Two-prong hit at ‘reparative therapy’
U.S. Rep. Jackie Speier (D-San Francisco) announced Wednesday, Nov. 28, the introduction of a resolution aimed at stopping “reparative therapy” operations from preying on young gay people.
The bill, dubbed the “Stop Harming Our Kids” (SHOK) resolution, seeks to express “the sense of Congress” that efforts directed at LGBT minors to change sexual orientation and gender identity or expression “are discredited and ineffective, have no legitimate therapeutic purpose, and are dangerous and harmful.”
The efforts to change sexual orientation are generally referred to as “reparative therapy” or “conversion therapy.” A reportedly small number of mental health care facilities purport that the practices can change a homosexual sexual orientation to heterosexual.

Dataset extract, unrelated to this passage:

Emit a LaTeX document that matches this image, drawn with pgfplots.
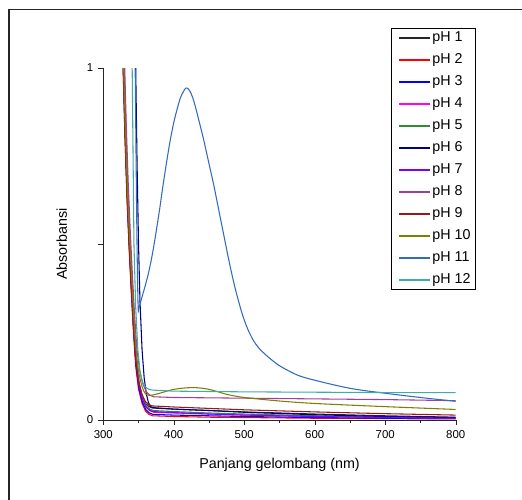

Both the American Psychiatric Association and the American Psychological Association have raised concerns about the efforts, saying there is no sound evidence that the practices work but that there is evidence they can pose significant risks of self-destructive behavior to the client.
“Being gay, lesbian, bisexual, or transgendered is not a disease to be cured or a mental illness that requires treatment,” said Speier, at the press conference. “Any effort to change sexual orientation is not medicine, it’s quackery, and we should not be supporting it with taxpayer dollars.”
Introduction of the bill comes less than two months after California Governor Jerry Brown signed into law a first-ever bill to ban the use of reparative therapy on people under the age of 18. That law takes effect January 1. Speier’s bill does not seek to establish a legal ban but rather to put the weight of Congress behind the professional community’s determination that reparative therapy can be harmful to young people.
Speier said she also hopes her resolution will prompt other states to “take steps to protect minors from efforts that promote or promise to change sexual orientation or gender identity or expression, based on the premise that
homosexuality is a mental illness or developmental disorder that can or should be cured.”
Speier’s press conference took place just one day after the Southern Poverty Law Center filed a high-profile lawsuit against a reparative therapy group in New Jersey. The lawsuit was the subject of a number of mainstream media reports Tuesday, including on CNN’s Anderson Cooper 360 news magazine, with substitute host Wolf Blitzer.
The lawsuit, filed in New Jersey Superior Court, accuses a Jersey City reparative therapy group of violating the state’s laws against consumer fraud. The lawsuit states that the group, Jews Offering New Alternatives for Homosexuality (JONAH), engaged in such practices as “violent role play exercises where they beat effigies of their mothers” and derided as “faggots” in mock locker room scenarios. The lawsuit also says the group’s clients, all young men, were “instructed to remove their clothing and stand naked” with a group counselor who was also naked in front of a group of other clients.
Speier said Wednesday she is investigating whether federal taxpayer funds have been used to fund conversion therapy for minors. So far, she said, she has found two instances of “so-called mental health professionals that advertise these services and appear to be eligible for federal dollars.” She said she sent letters of inquiry to Medicaid and TRICARE (which provides health to the military and its families) “to determine if these instances reflect systemic weaknesses that allow federal taxpayer dollars to go to harmful, illegitimate medical services.”
Speier will have to re-introduce her resolution next month after the start of the new session of Congress.
Human Rights Campaign President Chad Griffin issued a press statement praising Speier’s resolution and calling change therapies “junk science” that has “been proven harmful to children and adults.”
As of deadline Wednesday, the only co-sponsors identified were Ted Deutch (D-Fla.) and and openly gay Rep. David Cicilline (D-RIs.).
Joining Speier at the press conference were representatives of the Southern Poverty Law Center, the National Center for Lesbian Rights, and the Human Rights Campaign.
NCLR Executive Director Kate Kendell said her group is committed to working with Speier and state legislatures “to ensure that no young person is subjected to these dangerous practices and that no parent is deceived by therapists who falsely claim to be able to change a child’s core identity.”
“Every child deserves acceptance and support,” said Kendell, “and families deserve honest, accurate information about how to protect their children.”
Reparative therapy is never necessary.
It is never effective.
It is usually harmful.
It sometimes ends in suicide.
No accredited medical school teaches reparative therapy.
No mainstream professional organization certifies reparative therapists.
No reparative therapist is licensed to do such work.
No government rules regulate this profession.
No government agency supervises these treatments.
No reparative therapist carries insurance (because no underwriter will sell it to them).
No health insurance policy covers this treatment (because there is no illness).
The weekly cost is high, and often continues for years or decades.
The outcome is never guaranteed, and the results are often harmful.
There is no scientific evidence that reparative therapy ever worked for anyone.
Reparative therapists can be sued for consumer fraud and medical malpractice.
Reparative therapists refuse to publish a written, dated summary of reparative therapy’s success rates, suicide rates, and lawsuits.